I shouldn’t have been surprised that the Oracle documentation is excellent on this, though. As always, the Application Developer’s Guide - Fundamentals was a winner here. Chapter 4 covers this in detail. It’s funny how many of us don’t go back and read the fundamental and concept guides — sometimes I think we feel that we’re “experienced” and therefore don’t need to. I always find new stuff in there, every time.
I loved all of the answers I received — VERY inventive. Kudos to Jeremy Schneider for being the only one to tackle the paper and regex-style solution. I’ve got to admit that many of the solutions seemed kinda convoluted to me. One thing I strive for is KISS — Keep It Simple and Sane :-) And so, my solution is as small as possible, using a small cheat in that I’m using a “magic” character “@”, but you can replace that with CHR(0) if it makes you feel better.

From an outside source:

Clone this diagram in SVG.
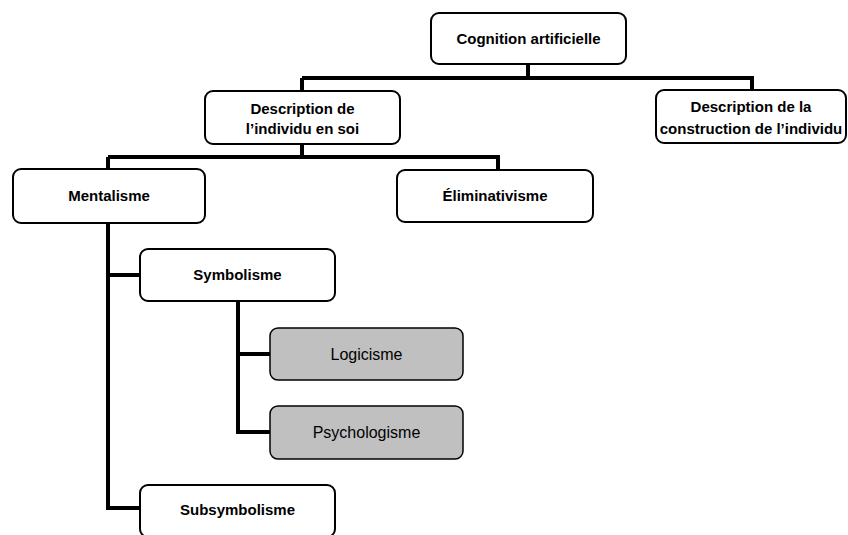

select nvl(nullif(regexp_replace(min(cn)||’@'||min(pn), ‘^([^@]*)(.)[^@]*@\1[^@]*$’,'\1\2′)||’…’,min(cn)||’…’),min(cn)) bfn,
nvl(nullif(regexp_replace(max(cn)||’@'||max(nn), ‘^([^@]*)(.)[^@]*@\1[^@]*$’,'\1\2′)||’…’,max(cn)||’…’),max(cn)) btn
from
(
select column_name cn,
ntile(15) over (order by column_name) bk#,
lag(column_name) over (order by column_name) pn,
lead(column_name) over (order by column_name) nn
from ac1
)
group by bk#
order by bk#
May 25th, 2007 at 11:40 am
Well it took me a little while to figure out that regex… but now that I’ve got it, I suddenly feel that I did more work than I needed to. Very cool, much more elegant than my enormous query.
May 25th, 2007 at 11:56 am
Oh now I see it, method #9 in the paper.
May 25th, 2007 at 12:21 pm
Wow, I learned something today! I didn’t know regexps could use backreferences inside the matching pattern. I thought they could only be used in the replacement text.

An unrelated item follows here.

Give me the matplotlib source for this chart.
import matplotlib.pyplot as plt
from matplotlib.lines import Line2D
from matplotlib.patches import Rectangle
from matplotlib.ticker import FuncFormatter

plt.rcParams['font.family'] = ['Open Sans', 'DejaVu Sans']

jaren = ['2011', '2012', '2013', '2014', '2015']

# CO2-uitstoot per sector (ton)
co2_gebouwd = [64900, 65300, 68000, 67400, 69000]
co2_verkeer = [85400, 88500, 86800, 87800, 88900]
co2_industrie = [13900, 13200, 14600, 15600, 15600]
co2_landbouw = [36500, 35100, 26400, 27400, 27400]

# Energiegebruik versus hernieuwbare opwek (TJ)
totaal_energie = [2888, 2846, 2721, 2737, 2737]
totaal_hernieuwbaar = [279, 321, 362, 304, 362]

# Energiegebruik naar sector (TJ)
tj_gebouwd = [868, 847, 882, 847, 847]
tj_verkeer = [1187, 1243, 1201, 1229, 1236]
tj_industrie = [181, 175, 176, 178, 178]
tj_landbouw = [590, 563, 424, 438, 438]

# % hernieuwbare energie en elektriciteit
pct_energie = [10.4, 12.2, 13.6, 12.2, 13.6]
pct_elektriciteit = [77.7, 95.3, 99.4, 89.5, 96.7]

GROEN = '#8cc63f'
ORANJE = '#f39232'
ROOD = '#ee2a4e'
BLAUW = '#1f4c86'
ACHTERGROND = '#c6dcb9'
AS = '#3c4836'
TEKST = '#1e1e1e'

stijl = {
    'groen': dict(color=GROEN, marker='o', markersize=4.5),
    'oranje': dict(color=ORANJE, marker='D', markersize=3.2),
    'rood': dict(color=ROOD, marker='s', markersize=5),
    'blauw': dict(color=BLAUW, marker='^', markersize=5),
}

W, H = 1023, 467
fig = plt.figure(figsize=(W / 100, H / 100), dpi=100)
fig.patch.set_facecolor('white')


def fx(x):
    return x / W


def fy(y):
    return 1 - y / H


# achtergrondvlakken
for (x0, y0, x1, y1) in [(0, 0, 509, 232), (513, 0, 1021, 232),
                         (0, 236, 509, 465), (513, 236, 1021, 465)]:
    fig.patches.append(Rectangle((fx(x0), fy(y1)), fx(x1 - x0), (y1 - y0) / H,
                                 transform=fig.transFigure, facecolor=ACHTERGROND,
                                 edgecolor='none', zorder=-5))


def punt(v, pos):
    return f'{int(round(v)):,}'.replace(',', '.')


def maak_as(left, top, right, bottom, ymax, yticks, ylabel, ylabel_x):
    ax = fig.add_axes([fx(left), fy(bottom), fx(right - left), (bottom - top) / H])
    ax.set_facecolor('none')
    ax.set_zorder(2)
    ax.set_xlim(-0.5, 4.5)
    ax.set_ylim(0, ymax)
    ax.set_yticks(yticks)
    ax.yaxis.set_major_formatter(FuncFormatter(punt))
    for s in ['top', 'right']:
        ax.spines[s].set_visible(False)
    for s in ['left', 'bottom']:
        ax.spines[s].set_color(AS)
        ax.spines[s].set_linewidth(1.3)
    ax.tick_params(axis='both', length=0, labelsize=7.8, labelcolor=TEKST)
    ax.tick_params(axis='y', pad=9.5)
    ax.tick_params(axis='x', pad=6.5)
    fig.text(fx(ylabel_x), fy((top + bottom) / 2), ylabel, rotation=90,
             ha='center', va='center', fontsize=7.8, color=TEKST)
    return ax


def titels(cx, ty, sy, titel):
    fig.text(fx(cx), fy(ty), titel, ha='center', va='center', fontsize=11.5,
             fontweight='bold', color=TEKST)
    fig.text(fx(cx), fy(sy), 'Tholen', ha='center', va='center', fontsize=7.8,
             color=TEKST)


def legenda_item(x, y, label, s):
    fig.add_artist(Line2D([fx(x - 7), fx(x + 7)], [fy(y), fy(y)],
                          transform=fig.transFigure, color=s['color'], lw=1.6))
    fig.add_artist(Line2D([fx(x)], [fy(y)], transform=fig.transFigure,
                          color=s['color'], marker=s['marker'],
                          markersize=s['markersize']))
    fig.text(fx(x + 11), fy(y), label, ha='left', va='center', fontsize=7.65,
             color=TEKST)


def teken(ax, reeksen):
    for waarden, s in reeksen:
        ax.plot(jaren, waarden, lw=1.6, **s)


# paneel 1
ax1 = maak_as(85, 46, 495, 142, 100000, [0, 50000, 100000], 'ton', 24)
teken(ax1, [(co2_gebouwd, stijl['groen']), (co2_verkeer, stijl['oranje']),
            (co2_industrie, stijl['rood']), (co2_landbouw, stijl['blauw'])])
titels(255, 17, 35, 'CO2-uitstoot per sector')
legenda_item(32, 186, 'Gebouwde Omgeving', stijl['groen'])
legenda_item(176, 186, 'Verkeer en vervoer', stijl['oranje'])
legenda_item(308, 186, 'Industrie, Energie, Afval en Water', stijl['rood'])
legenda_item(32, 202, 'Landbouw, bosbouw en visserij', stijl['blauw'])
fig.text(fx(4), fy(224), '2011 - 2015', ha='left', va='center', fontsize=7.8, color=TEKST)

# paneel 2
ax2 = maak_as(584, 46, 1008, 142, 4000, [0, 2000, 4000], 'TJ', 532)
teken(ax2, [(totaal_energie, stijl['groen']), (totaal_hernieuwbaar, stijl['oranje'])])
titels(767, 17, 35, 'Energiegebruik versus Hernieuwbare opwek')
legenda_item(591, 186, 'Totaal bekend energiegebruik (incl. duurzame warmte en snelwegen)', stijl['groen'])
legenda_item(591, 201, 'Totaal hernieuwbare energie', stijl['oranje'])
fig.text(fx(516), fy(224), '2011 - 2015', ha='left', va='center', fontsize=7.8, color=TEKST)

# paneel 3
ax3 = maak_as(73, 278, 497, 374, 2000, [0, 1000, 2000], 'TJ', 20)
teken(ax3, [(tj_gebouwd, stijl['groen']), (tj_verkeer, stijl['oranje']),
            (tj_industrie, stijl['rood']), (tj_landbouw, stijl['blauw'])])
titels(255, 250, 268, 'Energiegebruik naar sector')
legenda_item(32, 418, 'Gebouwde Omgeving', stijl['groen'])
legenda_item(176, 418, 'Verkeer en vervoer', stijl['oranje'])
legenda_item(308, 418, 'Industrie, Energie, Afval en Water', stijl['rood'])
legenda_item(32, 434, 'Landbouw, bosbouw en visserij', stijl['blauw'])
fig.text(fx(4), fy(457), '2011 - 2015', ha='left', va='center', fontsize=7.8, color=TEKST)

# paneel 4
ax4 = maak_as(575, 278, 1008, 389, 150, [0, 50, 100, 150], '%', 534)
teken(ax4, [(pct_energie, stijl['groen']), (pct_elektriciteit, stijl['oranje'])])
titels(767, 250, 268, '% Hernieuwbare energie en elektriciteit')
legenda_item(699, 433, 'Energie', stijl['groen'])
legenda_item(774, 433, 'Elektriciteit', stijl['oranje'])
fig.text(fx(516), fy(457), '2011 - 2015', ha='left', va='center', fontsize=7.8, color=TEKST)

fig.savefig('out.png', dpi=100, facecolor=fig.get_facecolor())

I loved the idea of an XOR-based solution (method #12), but between UTL_RAW.bit_xor being PL/SQL (which was against the rules) and the difference between characters and bytes (and UTF, oh my) it never became as beautiful as I’d hoped.
May 25th, 2007 at 2:42 pm
very impressive. Regular expressions look a lot like cuneiform writing to me - but they seem to be the greatest thing since sliced bread.
Regards
Martin Preiss
May 25th, 2007 at 3:21 pm
I can’t claim to be a regex expert — they’re not that intuitive to me yet. I also found this resource to be useful:
http://www.regular-expressions.info/
May 26th, 2007 at 6:34 am
Nice. (pronounced with a lot of tongue in cheeck, British humour). Although I do not pretend I have fully grasped the use of the reg_exp_replace string.
It made me think though what ‘modern’ uses could be found for presenting data in an Encyclopedia Spine style. Any ideas?
May 26th, 2007 at 8:30 am
The idea came from when I was at Network Solutions and they were looking at ways to present someone with their list of domains. If someone had a lot of domains, they wanted to provide them with tabs into their portfolio. Using letter tabs like A,B,C,D wouldn’t work well if all of their domains began with one or two letters. I thought it would be neat to have all tabs with the same number of domains, and yet conserve space on the tab labels…